Something I never want to hear again…
[originally intended to be published 2009-09-08 at 1pm]
By the time you read this it will be at least 1:00 p.m. (eastern time, USA).
I will be at a funeral for a friend of ours who died of cancer. She was diagnosed in February. She was, perhaps, more an “acquaintance” than a friend. She was someone I knew, a little. Occasionally we’d see her at a church, or at the local theater where she helped with the children’s plays. We’d see her at this or that event, or picking up a few things at the grocery store. Here or there.
I had heard second- or third-hand that she had cancer. Whenever our paths crossed I’d ask her how she was doing, and she always said she was doing well, and seemed to be. It seemed like our paths crossed fairly regularly for awhile, and so I never thought much about keeping in touch with her. After all, cancer is no longer the death sentence it once was. Or so we’ve been told.
A week ago Sunday I saw her name and thought, “I haven’t talked to her for awhile, I should call her.” That’s never really the way things had worked between us, we had always counted on life to bring us back together. Or at least I had.
Saturday morning I got the call that she had died. Almost a week had passed since I thought about calling her. If I hadn’t gotten the call, I probably would have seen her name again on Sunday and thought the same thing. Would I have done it? I wish I could say I would have, but probably not.
I went to the “calling hours” tonight. I met her sister, who lives in town but I’d never met. Hard to imagine not knowing people in a town this small, but it happens. We exchanged pleasantries. She told me her sister had been in the hospital for two weeks, but things had gotten bad pretty quickly. She seemed to be handling it pretty well. I guess she had time to see it coming.
The hardest part, by far, was talking to her daughter. I knew her about as well as I knew her mother: a sweet girl with a light laugh and a pretty face, just starting her junior year of high school. She seems to be taking everything in stride. To everyone who said “I’m so sorry for your loss,” she shrugged, looked down, and said “That’s cool.” In print it looks cold or rude. It was neither. It was just all she seemed to be able to say. It’s as close as she could get to “thank you.” I have no psychology degree, but I’d guess she’s in some stage of denial, operating on some version of auto-pilot. Waves of well-meaning adults and friends keep coming to say the same things to her. They didn’t know what to say and she didn’t know what to say.

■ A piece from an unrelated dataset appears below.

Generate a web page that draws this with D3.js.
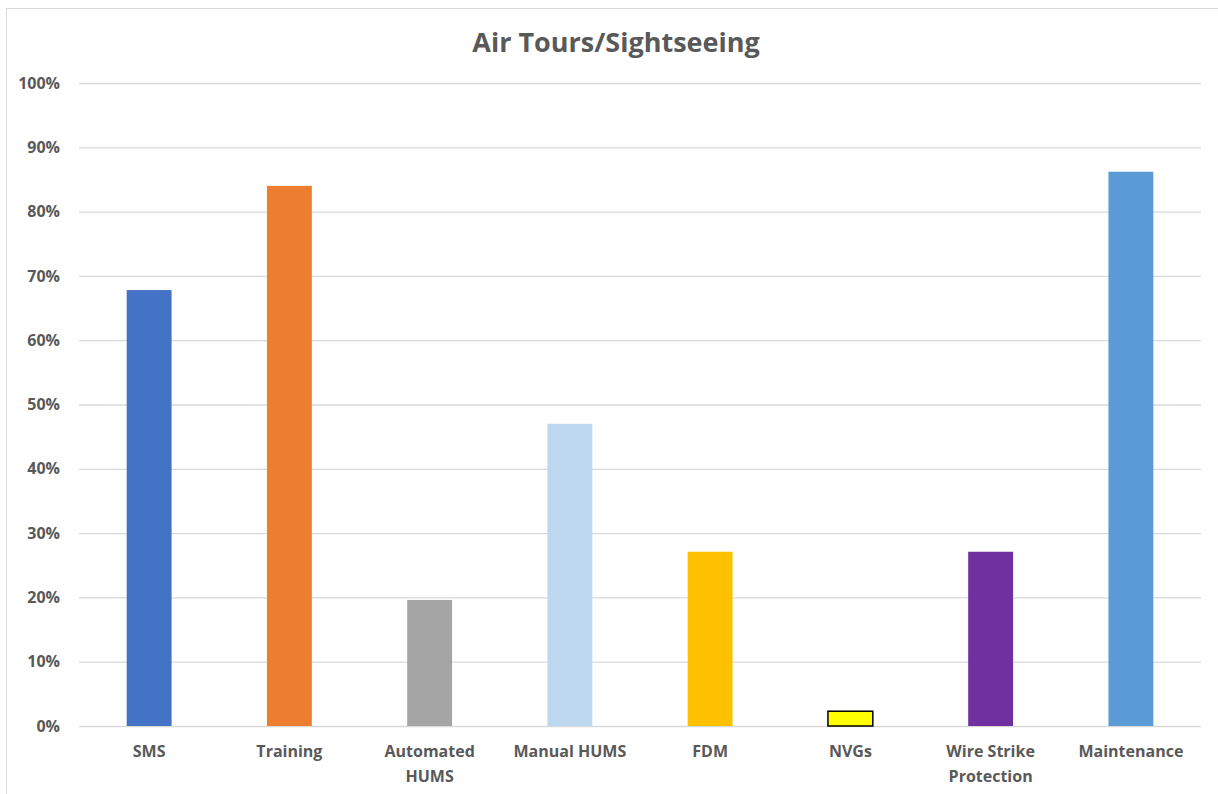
<!DOCTYPE html>
<html>
<head>
<meta charset="utf-8">
<script src="https://cdn.jsdelivr.net/npm/d3@7"></script>
<style>
  body { margin: 0; background: #fff; }
  text { font-family: "Open Sans", Lato, sans-serif; font-weight: bold; fill: #595959; }
</style>
</head>
<body>
<svg id="chart" width="1218" height="794"></svg>
<script>
// chart data
const categories = ["SMS", "Training", "Automated HUMS", "Manual HUMS", "FDM", "NVGs", "Wire Strike Protection", "Maintenance"];
const labelLines = [["SMS"], ["Training"], ["Automated", "HUMS"], ["Manual HUMS"], ["FDM"], ["NVGs"], ["Wire Strike", "Protection"], ["Maintenance"]];
const values = [0.678, 0.84, 0.196, 0.47, 0.271, 0.023, 0.271, 0.862];
const colors = ["#4472C4", "#ED7D31", "#A5A5A5", "#BDD7EE", "#FFC000", "#FFFF00", "#7030A0", "#5B9BD5"];
const yTicks = [0, 0.1, 0.2, 0.3, 0.4, 0.5, 0.6, 0.7, 0.8, 0.9, 1.0];

const margin = { top: 83, right: 17, bottom: 68, left: 79 };
const width = 1218 - margin.left - margin.right;
const height = 794 - margin.top - margin.bottom;

const svg = d3.select("#chart");

// outer chart border
svg.append("rect")
  .attr("x", 6.5).attr("y", 8.5)
  .attr("width", 1230).attr("height", 800)
  .attr("fill", "none")
  .attr("stroke", "#d9d9d9");

svg.append("text")
  .attr("x", 616).attr("y", 52)
  .attr("text-anchor", "middle")
  .style("font-size", "27px")
  .text("Air Tours/Sightseeing");

const g = svg.append("g")
  .attr("transform", "translate(" + margin.left + "," + margin.top + ")");

const x = d3.scaleBand()
  .domain(categories)
  .range([0, width])
  .paddingInner(0.68)
  .paddingOuter(0.34);

const y = d3.scaleLinear()
  .domain([0, 1])
  .range([height, 0]);

// gridlines + y labels
const yAxis = g.append("g")
  .call(d3.axisLeft(y)
    .tickValues(yTicks)
    .tickFormat(d3.format(".0%"))
    .tickSize(-width)
    .tickPadding(19));
yAxis.select(".domain").remove();
yAxis.selectAll(".tick line").attr("stroke", "#d9d9d9").attr("stroke-width", 1.3);
yAxis.selectAll(".tick text")
  .style("font-size", "16px")
  .style("font-family", "'Open Sans', sans-serif")
  .attr("fill", "#595959");

g.selectAll(".bar")
  .data(values)
  .enter()
  .append("rect")
  .attr("class", "bar")
  .attr("x", (d, i) => x(categories[i]))
  .attr("y", d => y(d))
  .attr("width", x.bandwidth())
  .attr("height", d => height - y(d))
  .attr("fill", (d, i) => colors[i])
  .attr("stroke", (d, i) => categories[i] === "NVGs" ? "#000" : "none")
  .attr("stroke-width", 1.5);

// x labels
const xl = g.selectAll(".xlabel")
  .data(categories)
  .enter()
  .append("text")
  .attr("class", "xlabel")
  .attr("text-anchor", "middle")
  .attr("x", d => x(d) + x.bandwidth() / 2)
  .attr("y", height + 31)
  .style("font-size", "16px");

xl.each(function(d, i) {
  const t = d3.select(this);
  labelLines[i].forEach((line, j) => {
    t.append("tspan")
      .attr("x", x(d) + x.bandwidth() / 2)
      .attr("dy", j === 0 ? 0 : 25)
      .text(line);
  });
});
</script>
</body>
</html>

She sat at the end of a row of the folding chairs with thick cushions, meant to comfort the grieving when preachers go too long during the eulogy. Another girl I assumed to be her best friend sat two seats away with an empty seat between them. Her aunt sat on one of the large upholstered chairs against the side wall, surrounded by the same well-meaning adults and friends saying the same things to her they had said to her niece.
Eventually I sat down in the row behind the daughter, and a few seats to the side. I had said my clichés and offered my sympathies as best I could. Others who came in threw their arms around her and hugged her, and she accepted their gestures, but as I watched her body language, I was glad I had resisted the urge. She seemed to be doing it to comfort them, despite wishing that they would just say their words and move along… not because she didn’t care or didn’t appreciate them, but that she just didn’t seem capable of accepting them.
At first it seemed strange that her friend had left an empty seat between them. Eventually I wondered if it wasn’t a subtle indication of how well her friend knew her. “I’m here, but I’m giving you the space that you need,” she said without words.
So they sat together. Her friend seemed neither anxious nor chatty. She just sat by her side; neither out of reach, nor too close at hand.
I wanted to have words of comfort for her. I wanted to ask where she would live now. I wanted to try to break down some of the walls that she has so quickly built up around herself. I wanted to do something. I’ve been told that this is an especially common (but not uniquely) male response: the urge to “fix it”… even when there’s nothing to be fixed. I found myself wondering about her father. I had never heard about him. I had never been close enough to her mother to ask, nor she close enough to me to tell the story.
So I sat there, hoping that perhaps my presence alone might offer some comfort like I imagined her friend’s presence was. It seemed unlikely, but maybe it was something—
I didn’t hear the question, or see who asked it… all I heard was the answer:
“Oh, she’s going to be buried next to my dad.”
There was the answer to the question that I had resisted asking.
“How long has he been gone?” I asked, betraying even more the lack of real knowledge or friendship between us. “I don’t know…” she began, and then corrected herself, “…I never knew him…”
Her aunt spoke up, “He died when she was 9 months old…”
She is 16. Her mother died at age 46. Which means that her mother, at around age 30, had a newborn baby and a dead husband.
Rationally, I know that there are thousands of cases like this, if not more. Single parents with even younger children, whose spouses die and leave them alone to tend to their young child. I know that it is not unique. I know there are tens of thousands, if not more, children who never know their fathers, for a myriad of reasons. I know all these things. I am educated about all these facts.
But until you’ve heard a 16 year-old say that her mom will be buried next to the father she never knew because he died when she was an infant, you can’t really understand how much you will hope to never hear that ever again.